Half of the letters will go to homes with wells that are not contaminated by arsenic, which started showing up in large numbers of wells in 2007. Though scientists aren't sure of the source, a likely culprit is the historic use of arsenic-based pesticides when the area was prime agricultural land.
The other half of the letters will go to homes with levels of contamination between 10 and 50 parts per billion.
The letters will ask residents to allow a scientist to come by to take samples of water from wells or filters as well as urine samples from an adult and, if available, one child.
The arsenic levels in the urine of people with contaminated wells will be compared to the levels in people with uncontaminated wells.

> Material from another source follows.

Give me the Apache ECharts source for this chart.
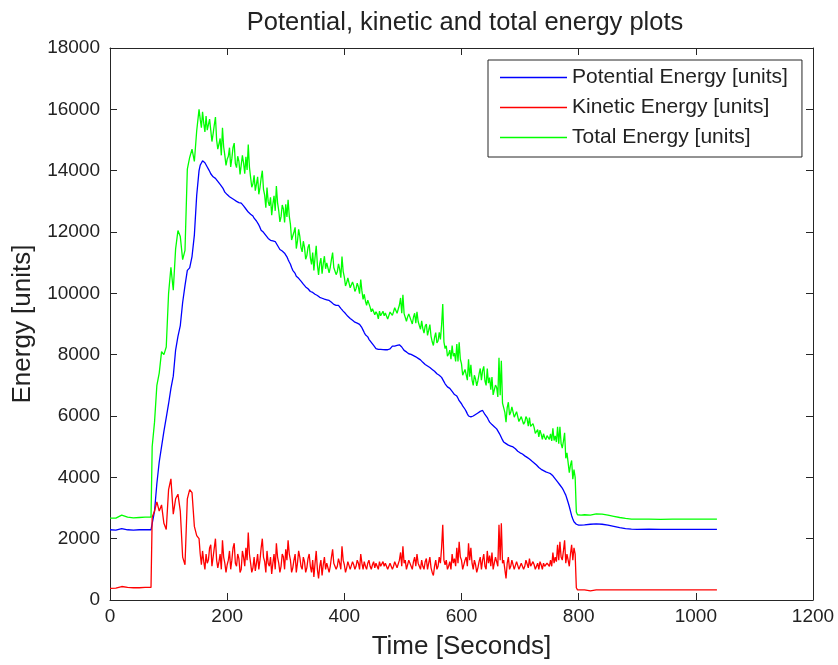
<!DOCTYPE html>
<html>
<head>
<meta charset="utf-8">
<script src="https://cdn.jsdelivr.net/npm/echarts@6/dist/echarts.min.js"></script>
<style>html,body{margin:0;padding:0;background:#fff}#c{width:838px;height:665px}</style>
</head>
<body>
<div id="c"></div>
<script>
// Time stamps (seconds)
var times = [
  0,10,20,30,40,50,60,70,
  72,76,80,84,88,92,96,100,104,108,
  112,116,120,124,128,132,136,140,144,148,
  152,154,156,158,160,162,164,166,168,170,
  172,174,176,178,180,182,184,186,188,190,
  192,194,196,198,200,202,204,206,208,210,
  212,214,216,218,220,222,224,226,228,230,
  232,234,236,238,240,242,244,246,248,250,
  252,254,256,258,260,262,264,266,268,270,
  272,274,276,278,280,282,284,286,288,290,
  292,294,296,298,300,302,304,306,308,310,
  312,314,316,318,320,322,324,326,328,330,
  332,334,336,338,340,342,344,346,348,350,
  352,354,356,358,360,362,364,366,368,370,
  372,374,376,378,380,382,384,386,388,390,
  392,394,396,398,400,402,404,406,408,410,
  412,414,416,418,420,422,424,426,428,430,
  432,434,436,438,440,442,444,446,448,450,
  452,454,456,458,460,462,464,466,468,470,
  472,474,476,478,480,482,484,486,488,490,
  492,494,496,498,500,502,504,506,508,510,
  512,514,516,518,520,522,524,526,528,530,
  532,534,536,538,540,542,544,546,548,550,
  552,554,556,558,560,562,564,566,568,570,
  572,574,576,578,580,582,584,586,588,590,
  592,594,596,598,600,602,604,606,608,610,
  612,614,616,618,620,622,624,626,628,630,
  632,634,636,638,640,642,644,646,648,650,
  652,654,656,658,660,662,664,666,668,670,
  672,674,676,678,680,682,684,686,688,690,
  692,694,696,698,700,702,704,706,708,710,
  712,714,716,718,720,722,724,726,728,730,
  732,734,736,738,740,742,744,746,748,750,
  752,754,756,758,760,762,764,766,768,770,
  772,774,776,778,780,782,784,786,788,790,
  792,794,796,798,800,
  804,810,820,830,840,850,860,870,880,890,900,920,940,960,980,1000,1020,1036
];
// Potential energy [units]
var potential = [
  2290,2280,2330,2290,2280,2290,2290,2290,
  2300,2900,3800,4500,5000,5500,5950,6400,6900,7300,
  8150,8600,8950,9700,10250,10750,10830,11200,11900,13200,
  14000,14180,14250,14320,14300,14260,14280,14120,14050,13980,
  13900,13850,13800,13790,13750,13700,13650,13620,13550,13500,
  13450,13380,13300,13270,13220,13170,13150,13120,13100,13060,
  13050,13030,13000,12970,12960,12980,12940,12900,12850,12800,
  12750,12720,12650,12620,12580,12560,12520,12450,12400,12360,
  12300,12230,12150,12060,12000,11990,11950,11890,11850,11790,
  11750,11730,11700,11710,11680,11690,11650,11560,11500,11430,
  11400,11380,11350,11310,11250,11190,11100,11020,10950,10840,
  10750,10700,10650,10560,10500,10490,10460,10400,10350,10300,
  10250,10210,10180,10150,10100,10060,10040,10030,10000,9970,
  9950,9930,9900,9870,9850,9840,9820,9810,9800,9790,
  9780,9770,9750,9710,9680,9640,9620,9610,9600,9610,
  9590,9510,9450,9420,9380,9340,9300,9250,9220,9180,
  9150,9120,9100,9060,9050,9030,9010,8990,8950,8880,
  8800,8720,8650,8610,8580,8500,8450,8400,8350,8300,
  8250,8200,8180,8170,8170,8170,8165,8165,8165,8160,
  8160,8160,8165,8190,8230,8280,8300,8280,8270,8300,
  8310,8320,8300,8250,8200,8140,8100,8090,8080,8030,
  8000,8010,8000,7970,7950,7930,7900,7880,7850,7830,
  7800,7750,7700,7680,7650,7630,7600,7580,7550,7520,
  7500,7460,7420,7380,7350,7330,7300,7260,7200,7120,
  7050,6990,6950,6920,6900,6850,6800,6750,6700,6680,
  6650,6580,6500,6450,6400,6330,6280,6220,6150,6070,
  6000,5980,5970,5980,6000,6030,6050,6080,6100,6120,
  6150,6170,6180,6120,6050,6000,5950,5870,5800,5760,
  5720,5690,5650,5610,5580,5520,5450,5380,5300,5220,
  5150,5120,5100,5070,5050,5030,5020,5000,4990,4960,
  4930,4890,4850,4820,4800,4780,4760,4730,4700,4680,
  4650,4620,4600,4560,4530,4500,4470,4430,4400,4360,
  4320,4290,4260,4240,4220,4200,4180,4160,4150,4140,
  4120,4090,4050,4000,3950,3900,3850,3800,3750,3700,
  3650,3580,3500,3420,3300,3180,3050,2900,2750,2640,
  2550,2500,2470,2450,2440,
  2440,2450,2470,2480,2470,2440,2400,2360,2330,2310,2305,2310,2300,2305,2305,2305,2305,2305
];
// Kinetic energy [units]
var kinetic = [
  380,390,440,410,400,400,410,410,
  2700,2900,3200,2900,3100,2500,2300,3600,3950,2800,
  3300,3450,2900,1400,1150,3300,3600,3500,2400,2100,
  2000,1500,1150,1600,1250,1000,1500,1200,1300,1700,
  1800,1100,1400,1700,2000,1300,1050,1250,1500,1000,
  1950,1400,1200,900,1150,1300,1600,1000,1300,1700,
  1850,1200,1100,1500,1350,900,1000,1600,1400,1100,
  1700,1300,2200,1500,1200,900,1050,1400,950,1200,
  1500,1000,1300,1700,2000,1400,1250,900,1600,1200,
  1100,1400,850,1200,1500,1000,1850,1400,1200,900,
  1100,1500,1400,1000,1650,1300,1950,1500,1300,900,
  1050,1300,1500,900,1200,1600,1400,1100,1000,1400,
  1250,900,1050,1350,1500,1100,900,1300,750,1200,
  1600,1000,700,1100,1300,800,1150,1400,1000,1200,
  1250,900,1100,1400,1650,1200,1200,1000,1100,1350,
  1200,1000,1750,1300,1150,900,1050,1250,1300,1000,
  1050,1250,1150,1000,1100,1300,1200,1000,1500,1200,
  1000,1250,1100,1000,1200,1300,1100,1000,1150,1250,
  1050,1200,1150,1000,1250,1100,1100,1250,1100,1200,
  1200,1000,1050,1200,1150,1000,1100,1250,1200,1050,
  1100,1300,1550,1100,1750,1200,1300,1000,1150,1300,
  1350,1100,1000,1250,1400,1100,1500,1200,1100,1000,
  1300,1100,1000,1250,1350,1000,1200,1400,1050,900,
  800,1100,1300,1000,1100,1400,1200,1700,2450,1300,
  1150,1300,1000,1100,1250,1000,1500,1200,1350,1100,
  1700,1200,1900,1400,1300,1000,1050,1300,1400,1100,
  1850,1300,1700,1200,1000,1300,1150,900,1050,1250,
  1400,1000,1300,1500,1100,1000,1600,1200,1450,1100,
  1550,1000,1200,1400,1350,1100,2450,1300,2500,1200,
  1300,1000,700,1200,1400,1000,1100,1300,1300,1000,
  1050,1250,1250,1000,1000,1200,1200,1000,1100,1300,
  1250,1050,1350,1100,1100,1250,1150,1000,1050,1200,
  1000,1250,1150,1000,1200,1100,1050,1200,1250,1100,
  1300,1100,1550,1200,1400,1250,1800,1300,1900,1400,
  1300,1600,1950,1200,1500,1300,1100,1500,1800,1300,
  1700,1500,400,330,330,
  330,330,300,330,330,330,330,330,330,330,330,330,330,330,330,330,330,330
];
var seriesNames = ['Potential Energy [units]','Kinetic Energy [units]','Total Energy [units]'];
var xTicks = [0,200,400,600,800,1000,1200];
var yTicks = [0,2000,4000,6000,8000,10000,12000,14000,16000,18000];

// Total energy is the sum of potential and kinetic energy at each time
var total = potential.map(function(p,i){ return p + kinetic[i]; });

function pairs(arr){ return times.map(function(t,i){ return [t, arr[i]]; }); }

var FONT = '"Liberation Sans", Arial, sans-serif';
var AX = '#262626';
var chart = echarts.init(document.getElementById('c'), null, {renderer:'canvas'});

function boxAxis(extra){
  return Object.assign({
    type:'value', splitLine:{show:false},
    axisLine:{show:true, onZero:false, lineStyle:{color:AX, width:1}},
    axisTick:{show:true, inside:true, length:7, lineStyle:{color:AX}}
  }, extra);
}
function plain(v){ return String(v); }

chart.setOption({
  animation:false,
  backgroundColor:'#fff',
  title:{
    text:'Potential, kinetic and total energy plots',
    left:460, top:5, textAlign:'center',
    textStyle:{fontFamily:FONT, fontSize:25.5, fontWeight:'normal', color:'#222'}
  },
  grid:{left:110, right:25, top:48, bottom:63, containLabel:false},
  legend:{
    orient:'vertical', left:488, top:60,
    padding:[7,14,9,12], itemWidth:67, itemHeight:1.5, itemGap:9,
    icon:'rect',
    backgroundColor:'#fff', borderColor:AX, borderWidth:1,
    textStyle:{fontFamily:FONT, fontSize:21, color:'#222'},
    data:seriesNames
  },
  xAxis:[
    boxAxis({position:'bottom', min:xTicks[0], max:xTicks[xTicks.length-1], interval:200,
      name:'Time [Seconds]', nameLocation:'middle', nameGap:34,
      nameTextStyle:{fontFamily:FONT, fontSize:26, color:'#222'},
      axisLabel:{fontFamily:FONT, fontSize:19, color:'#222', margin:7, formatter:plain}}),
    boxAxis({position:'top', min:xTicks[0], max:xTicks[xTicks.length-1], interval:200,
      axisLabel:{show:false}})
  ],
  yAxis:[
    boxAxis({position:'left', min:yTicks[0], max:yTicks[yTicks.length-1], interval:2000,
      name:'Energy [units]', nameLocation:'middle', nameGap:71,
      nameTextStyle:{fontFamily:FONT, fontSize:26, color:'#222'},
      axisLabel:{fontFamily:FONT, fontSize:19, color:'#222', margin:10, formatter:plain}}),
    boxAxis({position:'right', min:yTicks[0], max:yTicks[yTicks.length-1], interval:2000,
      axisLabel:{show:false}})
  ],
  series:[
    {name:seriesNames[0], type:'line', data:pairs(potential), symbol:'none',
     lineStyle:{color:'#0000ff', width:1.3}, itemStyle:{color:'#0000ff'}},
    {name:seriesNames[1], type:'line', data:pairs(kinetic), symbol:'none',
     lineStyle:{color:'#ff0000', width:1.3}, itemStyle:{color:'#ff0000'}},
    {name:seriesNames[2], type:'line', data:pairs(total), symbol:'none',
     lineStyle:{color:'#00ff00', width:1.3}, itemStyle:{color:'#00ff00'}}
  ]
});
</script>
</body>
</html>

The main goal, Gray said, is to determine the effectiveness of the state's main solution to low levels of contamination: a small filter, usually installed next to the kitchen sink, that provides water for drinking and cooking.
The study will also include a survey about what residents eat and their other habits — for example, whether people use filtered water to brush their teeth and for all types of cooking.
This should allow scientists to determine whether residents are getting arsenic from foods such as apple juice and rice, which have been shown, in some cases, to contain arsenic.
Wells contaminated with more than 50 parts per billion of arsenic are not included in the study because they are considered seriously contaminated and are usually fitted with filters that purify the entire home's water supply.
The letters will go out in batches over the next several months, and the study is due to be completed by July 1.